МАШЕЛЬ: Да, конечно. Но они же все желторотики, у них всего по три-четыре боевых вылета. Я поэтому тоже пару раз летал со старыми экипажами, а то бы у меня тоже было только четыре боевых вылета. А новые — это что-то… Там у нас был унтер-офицерский экипаж, у него вообще не было ни одного боевого вылета… Не вылетали, потому что мы не получили самолеты, а теперь… их уже нет, трех экипажей. Теперь мы приступили… У нас в эскадрилье есть один старый наблюдатель, он тоже еще летает, у него семьдесят пять вылетов на Англию, но он уже совсем никакой.
ХЁН: А сколько ему?
МАШЕЛЬ: Я думаю, двадцать три — двадцать четыре года. Но волосы… Они все у него выпали. У него теперь совсем нет волос, он как старик. Вот так налетался. Выглядит парень очень плохо. Он как-то показывал фотографии, каким его призвали на службу, рекрутом. У него было такое лицо человека с сильным характером, свежее, с чувствами. Но когда с ним разговариваешь, он такой нервный, постоянно заикается, слова сказать не может.
ХЁН: А почему он продолжает летать?
МАШЕЛЬ: Он должен.
ХЁН: Должны же люди видеть, что он больше не может.
МАШЕЛЬ: Тогда они ему, наверное, скажут… сдерживать нервы. Его прежний экипаж, в котором он был, уже не летает. Командир экипажа — в санатории, поэтому его запихнули в другой экипаж [392].
Машель, который 25 марта 1943 года над Шотландией выпрыгнул с парашютом из горящего «Дорнье» Do 217, служил во 2-й бомбардировочной эскадре. Это было одно из немногих соединений, которые после лета 1941 года продолжали совершать налеты на Великобританию. В попытках заставить Англию почувствовать бомбовую войну она несла большие потери. Только в 1943 году бомбардировочная эскадра потеряла 2631 человека летного состава, 507 из них погибли [393]. Со статистической точки зрения это значит, что за это время часть многократно была уничтожена. Психологические последствия высоких потерь, как показывает разговор, были тяжелыми, так как каждому военнослужащему было ясно, что он будет сбит, а когда — лишь вопрос времени. Системы ротации, как в британских или американских ВВС, где экипажи бомбардировщиков после 25 боевых вылетов снимали с фронта, в Люфтваффе не было.

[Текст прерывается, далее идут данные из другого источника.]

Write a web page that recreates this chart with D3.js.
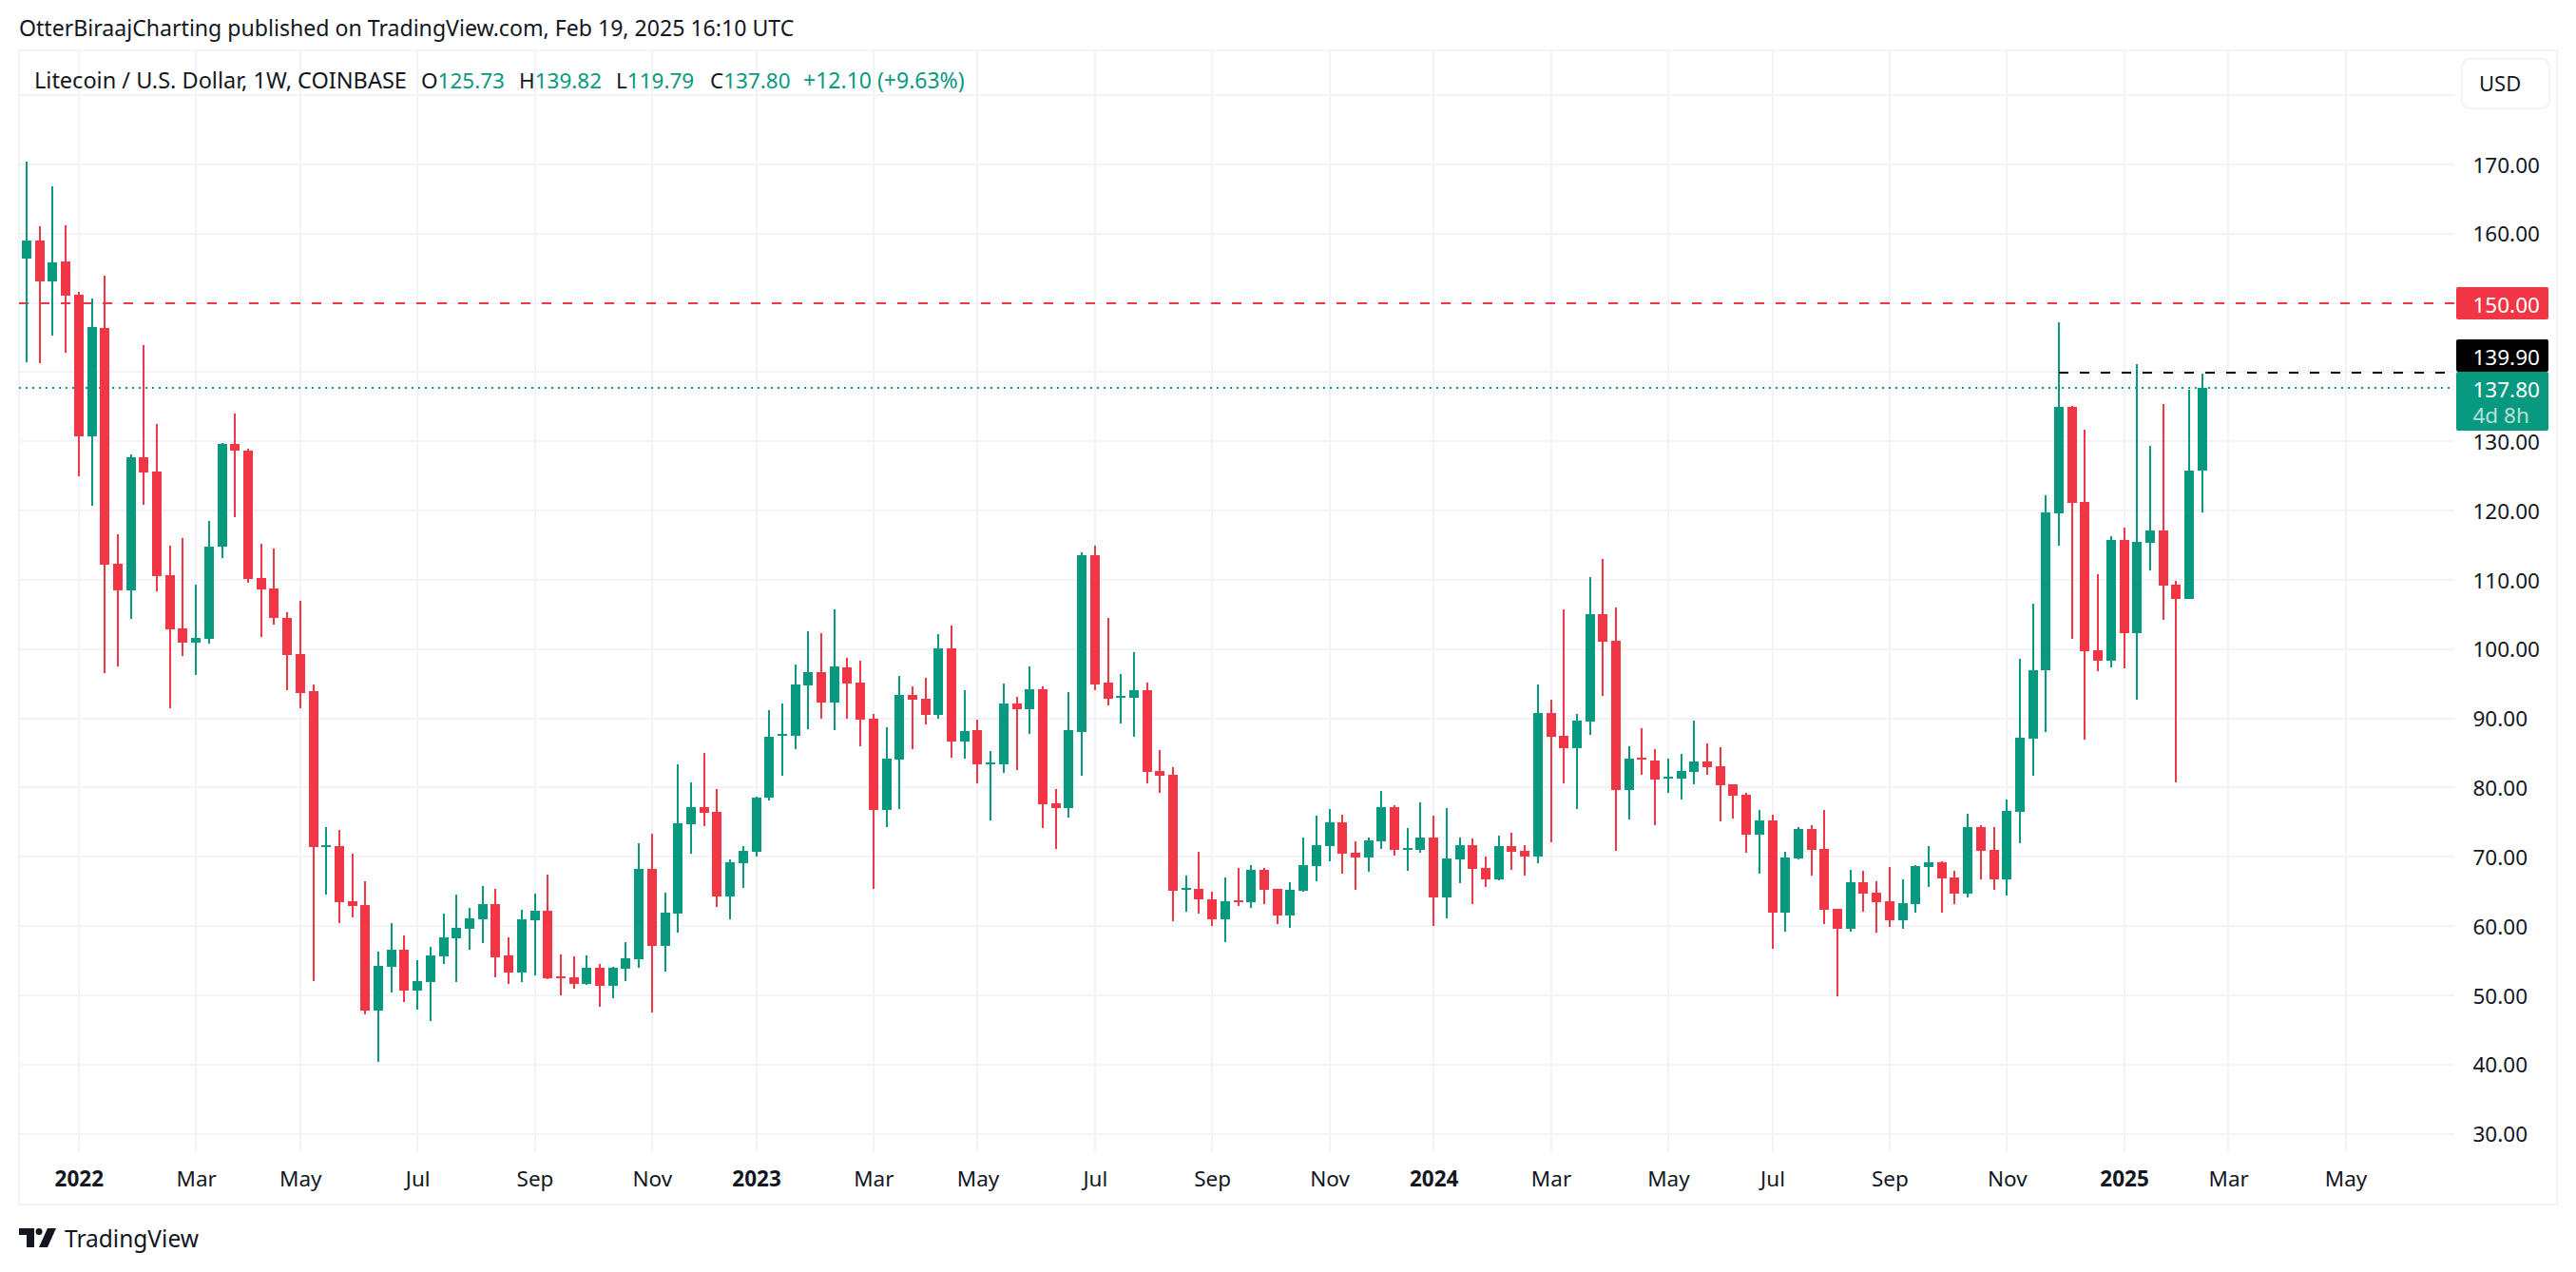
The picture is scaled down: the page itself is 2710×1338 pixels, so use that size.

Чтобы подавить страх, в ходе войны летчики все больше прибегали к алкоголю и «напивались как безумные» [394]. Обер-фельдфебель Нич, наблюдатель из 100-й бомбардировочной эскадры, в сентябре 1943 года признался, что они принимали и возбуждающее средство первитин: «Перед каждым боевым вылетом у нас устраивалась сумасшедшая пьянка. Нам же надо было собраться с духом… Сам я мог еще оставаться пьяным, лететь я мог всегда. Хуже было то, что я чувствовал себя усталым. Но потом я просто глотал таблетку и становился свежим и довольным, как будто хлебнул шампанского. На самом деле нужно было эти вещи выписывать у доктора, но у нас всегда было какое-то количество при себе» [395].
Удивительным образом выведенное постулатом в исследованиях снижение боевого духа [396] опытным путем в протоколах не подтверждается. И те экипажи, которые были сбиты в 1945 году, рассказывали о чувстве страха не чаще, чем те, которые были сбиты в начале войны. Они и тогда чаще всего гордо заявляли о своих успехах и углублялись в специальные разговоры о технических деталях их самолетов. Высказывания вроде приведенной ниже самооценки последствий боевых вылетов для собственной личности очень редки. Особенно примечательно то, что она относится к июню 1942 года, то есть еще до времени крупнейших поражений Люфтваффе.
ЛЕССЕР: Я был порядочным мальчиком, когда пришел в Люфтваффе, а там из меня сделали свинью. Когда я был на Востоке, я был сломлен душой и телом, и они вынуждены были отправить меня домой утешиться [397].
«Спортивный» аспект воздушной войны, якобы ведущейся с «рыцарским благородством», уходит в тень. Становится ясно, что война состоит также из стресса, ужаса, страха смерти и из многих других чувств, о которых солдаты никогда не рассказывали, в любом случае, друг другу.